Juana: Alquilamos con mi familia, trabajamos para nosotros.  Tengo 5 hijos, en total somos 7. Los que trabajamos siempre somos 4, mi marido, dos chicos que recién llegan al país y yo. Los chicos se van a la escuela, no son mayores, los más grandes tienen 14 y 16 años. Acá controlan mucho que los menores no trabajen, por eso no nos ayudan más. Cuando vivía en Bolivia se trabajaba apenas se podía, no importaba la edad, no sé cómo será ahora.

 

Nos cuenta que hay tareas divididas. Los hombres cortan ladrillos, no quieren dar mucho lugar a las mujeres, ellas son las que apilan los bloques. Juana señala hacia unas pilas cubiertas de nailon, por temor a la lluvia: “Yo junté todos esos ladrillos”, dice y luego suspira, como si sintiera de nuevo el cansancio de la tarea.

Los hombres tienen que moldear todo el día, una de las partes más exigentes del trabajo: darle forma a la arcilla. Todos los obreros sufren dolores de espalda. El desgaste físico es muy grande, pero no se detienen. Los ladrillos se hacen con tierra y aserrín, la mezcla se pisa en el “pisadero”, un hueco  en la tierra. Los pies se encallan, se lastiman, se cortan. Pero siguen.

UA: Cuando no trabaja en los hornos, ¿Qué hace?

Juana: Nada. Los días nublados o de mucho calor, no trabajamos; como hoy. Ahora espero que salga el sol para trabajar.
UA: Al principio de la conversación nos dijo que usted hace todo esto para el futuro de sus hijos. ¿Cómo lo imagina?

Juana: Yo no quiero que mis hijos trabajen en los hornos de ladrillos, por eso les digo que estudien para poder hacer otra cosa. Mi nena esta en quinto año. Ya sabe qué quiere estudiar después del secundario. Quiero  que tengan otro futuro, no como el mío.

UA: ¿Alguna vez pensó en estudiar alguna carrera o buscar otro trabajo?

Juana: No, nunca pensé en estudiar. Vivíamos en el campo, ahí no se piensa en otra cosa que trabajar. Trabajar para vivir.

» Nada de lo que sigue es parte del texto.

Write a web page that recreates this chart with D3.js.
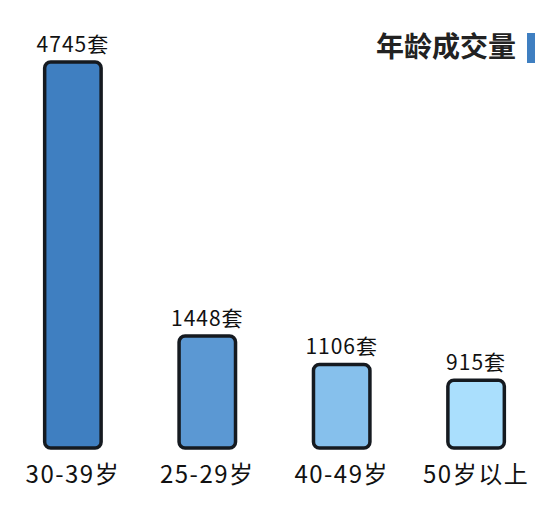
<!DOCTYPE html>
<html><head><meta charset="utf-8">
<script src="https://cdn.jsdelivr.net/npm/d3@7"></script>
<style>body{margin:0;background:#fff}text{font-family:"Noto Sans CJK SC","DejaVu Sans",sans-serif}</style>
</head><body><div id="chart"></div>
<script>
// --- Data ---
const categories = ['30-39岁', '25-29岁', '40-49岁', '50岁以上'];
const values = [4745, 1448, 1106, 915];
const colors = ['#3f7fc1', '#5b98d3', '#86c0ec', '#aadffd'];

const W = 553, H = 512;
const svg = d3.select('#chart').append('svg').attr('width', W).attr('height', H);

const x = d3.scaleBand().domain(categories).range([3, 546]).paddingInner(0.58).paddingOuter(0.31);
const y = d3.scaleLinear().domain([100, 4745]).range([448, 62]);

// Bars
svg.selectAll('.bar').data(values).enter().append('rect')
    .attr('x', (d, i) => x(categories[i]))
    .attr('y', d => y(d))
    .attr('width', x.bandwidth())
    .attr('height', d => 448 - y(d))
    .attr('rx', 6)
    .attr('fill', (d, i) => colors[i])
    .attr('stroke', '#151a20')
    .attr('stroke-width', 3.5);

// Value labels
svg.selectAll('.val').data(values).enter().append('text')
    .attr('x', (d, i) => x(categories[i]) + x.bandwidth() / 2)
    .attr('y', d => y(d) - 10)
    .attr('text-anchor', 'middle')
    .attr('font-size', 21).attr('letter-spacing', 1).attr('fill', '#111')
    .text(d => d + '套');

// Category axis labels
svg.selectAll('.cat').data(categories).enter().append('text')
    .attr('x', d => x(d) + x.bandwidth() / 2)
    .attr('y', 483)
    .attr('text-anchor', 'middle')
    .attr('font-size', 24).attr('letter-spacing', 1.5).attr('fill', '#111')
    .text(d => d);

// Title
svg.append('text').attr('x', 516).attr('y', 57).attr('text-anchor', 'end')
    .attr('font-size', 28).attr('font-weight', 'bold').attr('fill', '#222')
    .text('年龄成交量');
svg.append('rect').attr('x', 527).attr('y', 33).attr('width', 8).attr('height', 30).attr('fill', '#3f7fc1');
</script></body></html>
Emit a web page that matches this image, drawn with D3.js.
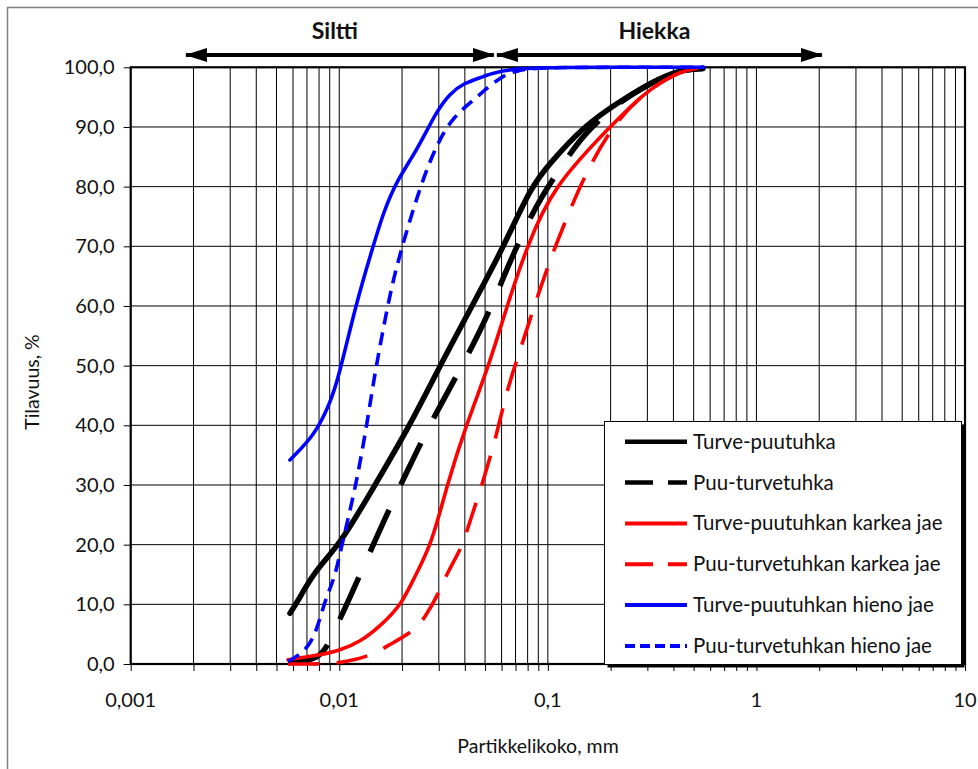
<!DOCTYPE html>
<html>
<head>
<meta charset="utf-8">
<script src="https://cdn.jsdelivr.net/npm/d3@7"></script>
<style>
  html, body { margin: 0; padding: 0; background: #fff; overflow: hidden; }
  svg { display: block; font-family: Lato, "Open Sans", sans-serif; }
</style>
</head>
<body>
<svg id="chart" width="978" height="769"></svg>
<script>
// particle size (mm), cumulative volume (%)
const turvePuutuhka = [
  [0.0058, 8.5], [0.0062, 10], [0.00765, 15.7], [0.01008, 20], [0.01483, 30],
  [0.02183, 40], [0.0304, 50], [0.0433, 60], [0.0616, 70], [0.083, 80],
  [0.1023, 83.9], [0.1474, 90], [0.2145, 94], [0.3087, 97.3], [0.4158, 99.5], [0.555, 99.8]
];
const puuTurvetuhka = [
  [0.00568, 0.2], [0.00808, 0.7], [0.00902, 4], [0.0103, 8.2], [0.01285, 15.7],
  [0.01435, 19.5], [0.0179, 27], [0.02065, 31.5], [0.0266, 39.5], [0.0297, 42.5],
  [0.03875, 50], [0.0462, 55], [0.057, 62], [0.0623, 65.5], [0.0777, 73],
  [0.0917, 78], [0.1249, 85], [0.1474, 88.6], [0.2145, 94], [0.3087, 97.3],
  [0.4158, 99.5], [0.555, 99.8]
];
const turveKarkea = [
  [0.00568, 0.7], [0.00808, 1.5], [0.01008, 2.3], [0.01257, 3.7], [0.01567, 6.3],
  [0.01991, 10], [0.02256, 14.1], [0.02773, 20], [0.03283, 30], [0.0405, 40],
  [0.0522, 50], [0.0637, 60], [0.0794, 70], [0.1058, 80], [0.1985, 90],
  [0.2858, 95.6], [0.4158, 99.2], [0.5187, 99.8]
];
const puuKarkea = [
  [0.00568, 0], [0.00826, 0], [0.00986, 0.1], [0.01404, 1.3], [0.01693, 3.0],
  [0.02256, 5.4], [0.02576, 7.7], [0.0304, 12.3], [0.03283, 15.2], [0.03875, 19.6],
  [0.04095, 22.4], [0.0489, 30.5], [0.057, 38.6], [0.0637, 45.9], [0.0719, 51.5],
  [0.0848, 59.3], [0.1023, 67.7], [0.1235, 74.9], [0.154, 82.7], [0.2051, 90.3],
  [0.2858, 95.6], [0.4158, 99.2], [0.5187, 99.8]
];
const turveHieno = [
  [0.0058, 34.2], [0.00765, 38.4], [0.00902, 43.7], [0.00986, 47.6], [0.01216, 61],
  [0.01451, 69.9], [0.0162, 75.5], [0.0189, 81.1], [0.0236, 86.1], [0.0294, 92.8],
  [0.034, 95.6], [0.0392, 97.3], [0.0489, 98.4], [0.0637, 100], [0.2, 100], [0.56, 100]
];
const puuHieno = [
  [0.00568, 0.4], [0.007, 2.3], [0.00782, 5.7], [0.00854, 10.7], [0.00943, 14.1],
  [0.01008, 18.5], [0.01089, 23.6], [0.01216, 30.8], [0.01358, 40.3], [0.01451, 46.7],
  [0.01533, 51.5], [0.0175, 62.1], [0.01954, 68.8], [0.02437, 80], [0.0294, 87.2],
  [0.0351, 91.7], [0.0457, 95], [0.0589, 98.4], [0.0711, 99.5], [0.0917, 100],
  [0.3, 100], [0.56, 100]
];

const seriesNames = [
  'Turve-puutuhka', 'Puu-turvetuhka', 'Turve-puutuhkan karkea jae',
  'Puu-turvetuhkan karkea jae', 'Turve-puutuhkan hieno jae', 'Puu-turvetuhkan hieno jae'
];
const seriesData = [turvePuutuhka, puuTurvetuhka, turveKarkea, puuKarkea, turveHieno, puuHieno];

const yTicks = [0, 10, 20, 30, 40, 50, 60, 70, 80, 90, 100];
const xDecades = [0.001, 0.01, 0.1, 1, 10];
const xLabels = ['0,001', '0,01', '0,1', '1', '10'];

// soil class bands (mm)
const bands = [
  { label: 'Siltti', from: 0.00184, to: 0.0551 },
  { label: 'Hiekka', from: 0.057, to: 2.06 }
];

// styles
const styles = [
  { color: '#000', width: 5.5, dash: null, legendDash: null, legendWidth: 4.5 },
  { color: '#000', width: 5.5, dash: '46,28', legendDash: '28,15', legendWidth: 4.5 },
  { color: '#ff0000', width: 3.6, dash: null, legendDash: null, legendWidth: 4 },
  { color: '#ff0000', width: 3.6, dash: '31,18', legendDash: '28,15', legendWidth: 4 },
  { color: '#0000ff', width: 3.6, dash: null, legendDash: null, legendWidth: 4 },
  { color: '#0000ff', width: 3.6, dash: '13,8', legendDash: '10,5', legendWidth: 4 }
];

const svg = d3.select('#chart');

// outer chart border
svg.append('rect')
  .attr('x', 7.5).attr('y', 7.5)
  .attr('width', 990).attr('height', 790)
  .attr('fill', '#fff').attr('stroke', '#808080').attr('stroke-width', 1.5);

const x = d3.scaleLog().domain([0.001, 10]).range([130.7, 965]);
const y = d3.scaleLinear().domain([0, 100]).range([664, 67.3]);

// gridlines
const grid = svg.append('g');
grid.selectAll('line.v')
  .data(x.ticks())
  .join('line')
  .attr('class', 'v')
  .attr('x1', d => x(d)).attr('x2', d => x(d))
  .attr('y1', y(0)).attr('y2', y(100))
  .attr('stroke', '#000').attr('stroke-width', 1);
grid.selectAll('line.h')
  .data(yTicks)
  .join('line')
  .attr('class', 'h')
  .attr('x1', x(0.001)).attr('x2', x(10))
  .attr('y1', d => y(d)).attr('y2', d => y(d))
  .attr('stroke', '#000').attr('stroke-width', 1);

// plot frame
svg.append('rect')
  .attr('x', x(0.001)).attr('y', y(100))
  .attr('width', x(10) - x(0.001)).attr('height', y(0) - y(100))
  .attr('fill', 'none').attr('stroke', '#000').attr('stroke-width', 2.2);

// y axis
const yAxis = svg.append('g')
  .attr('transform', `translate(${x(0.001)},0)`)
  .call(d3.axisLeft(y).tickValues(yTicks).tickSize(7).tickPadding(9)
    .tickFormat(d => d.toFixed(1).replace('.', ',')));
yAxis.select('.domain').remove();
yAxis.selectAll('line').attr('stroke', '#000').attr('stroke-width', 1);
yAxis.selectAll('text')
  .attr('font-size', 20).attr('font-family', 'Lato, sans-serif').attr('fill', '#111');

// x axis: minor ticks + decade labels
const xAxis = svg.append('g')
  .attr('transform', `translate(0,${y(0)})`)
  .call(d3.axisBottom(x).tickValues(x.ticks()).tickSize(7).tickFormat(''));
xAxis.select('.domain').remove();
xAxis.selectAll('line').attr('stroke', '#000').attr('stroke-width', 1);

svg.append('g')
  .selectAll('text')
  .data(xDecades)
  .join('text')
  .attr('x', (d, i) => x(d))
  .attr('y', 707)
  .attr('text-anchor', 'middle')
  .attr('font-size', 20).attr('fill', '#111')
  .text((d, i) => xLabels[i]);

// axis titles
svg.append('text')
  .attr('x', 538).attr('y', 753)
  .attr('text-anchor', 'middle')
  .attr('font-size', 19.5).attr('fill', '#111')
  .text('Partikkelikoko, mm');

svg.append('text')
  .attr('transform', 'translate(39,382) rotate(-90)')
  .attr('text-anchor', 'middle')
  .attr('font-size', 19.5).attr('fill', '#111')
  .text('Tilavuus, %');

// curves
const line = d3.line()
  .x(d => x(d[0]))
  .y(d => y(d[1]))
  .curve(d3.curveBasis);

svg.append('g')
  .selectAll('path')
  .data(seriesData)
  .join('path')
  .attr('d', d => line(d))
  .attr('fill', 'none')
  .attr('stroke', (d, i) => styles[i].color)
  .attr('stroke-width', (d, i) => styles[i].width)
  .attr('stroke-dasharray', (d, i) => styles[i].dash)
  .attr('stroke-linejoin', 'round')
  .attr('stroke-linecap', (d, i) => styles[i].dash ? 'butt' : 'round');

// soil class arrows
const defs = svg.append('defs');
defs.append('marker')
  .attr('id', 'head')
  .attr('viewBox', '0 0 22 14')
  .attr('refX', 21).attr('refY', 7)
  .attr('markerUnits', 'userSpaceOnUse')
  .attr('markerWidth', 22).attr('markerHeight', 14)
  .attr('orient', 'auto-start-reverse')
  .append('path')
  .attr('d', 'M0,0 L22,7 L0,14 Z')
  .attr('fill', '#000');

const bandG = svg.append('g');
bandG.selectAll('line')
  .data(bands)
  .join('line')
  .attr('x1', d => x(d.from)).attr('x2', d => x(d.to))
  .attr('y1', 55).attr('y2', 55)
  .attr('stroke', '#000').attr('stroke-width', 4)
  .attr('marker-start', 'url(#head)')
  .attr('marker-end', 'url(#head)');
bandG.selectAll('text')
  .data(bands)
  .join('text')
  .attr('x', d => (x(d.from) + x(d.to)) / 2 - 5)
  .attr('y', 39)
  .attr('text-anchor', 'middle')
  .attr('font-size', 23).attr('font-weight', 'bold').attr('fill', '#111')
  .text(d => d.label);

// legend
const lg = svg.append('g');
lg.append('rect')
  .attr('x', 607.5).attr('y', 424.5).attr('width', 357).attr('height', 243)
  .attr('fill', '#000');
lg.append('rect')
  .attr('x', 604.5).attr('y', 421.5).attr('width', 357).attr('height', 243)
  .attr('fill', '#fff').attr('stroke', '#000').attr('stroke-width', 1);

const items = lg.selectAll('g.item')
  .data(seriesNames)
  .join('g')
  .attr('class', 'item')
  .attr('transform', (d, i) => `translate(0,${441.7 + i * 40.85})`);
items.append('line')
  .attr('x1', 625).attr('x2', 687)
  .attr('stroke', (d, i) => styles[i].color)
  .attr('stroke-width', (d, i) => styles[i].legendWidth)
  .attr('stroke-dasharray', (d, i) => styles[i].legendDash);
items.append('text')
  .attr('x', 693).attr('y', 7)
  .attr('font-size', 20.5).attr('fill', '#111')
  .text(d => d);
</script>
</body>
</html>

Le pedimos sacar unas fotos a los hornos de ladrillo. Accedió con recelo. Caminamos entre las pilas y pilas de bloques sin cocinar. La lluvia había dejado su rastro, pisamos todos los charcos posibles. Los perros de la familia seguían nuestro recorrido, hurgaban entre los escombros y de vez cuando ladraban a la nada.

Y ahí estaban. Construcciones cilíndricas de tierra y aserrín. Inmutables. Las chimeneas y aperturas que tienen en los costados están manchadas por el humo y el hollín. Muy cerca de estas instalaciones, hay troncos gigantes que usarán como leña: “son del tala”, nos comenta Juana.

 

Desde UOLRA (Unión Obrera Ladrillera de la República Argentina), se promueven campañas en contra del trabajo infantil y pretenden, junto a la Nación, lograr políticas de Estado que dignifiquen al trabajador. En los asentamientos populares, gran parte formados por comunidades bolivianas, es normal que haya un “patrón” que explote a sus obreros, otorgue viviendas paupérrimas a pocos metros de los hornos y  pague un sueldo mísero.

Hace sólo dos años, Juana pudo alquilar un horno. Ocho años vivió con su familia trabajando para su “patrón”.

Es en ese lugar donde se queman los ladrillos, que después de muchos negocios entre empresarios y sudor de obreros, serán los cimientos de los edificios que cotidianamente transitamos.

Juana: Es un trabajo duro, pero qué le vamos a hacer. Es pesado, duele, pero no tenemos otra opción. En Bolivia, trabajábamos en chacras y cultivos, pero no alcanzaba para vivir.

El viernes doce de mayo, amanecía frío y lluvioso. Muchos tomamos café en nuestros hogares calefaccionados, Juana esperaba que saliera el sol para continuar con su trabajo. Así en sandalias…sin pensar en el invierno.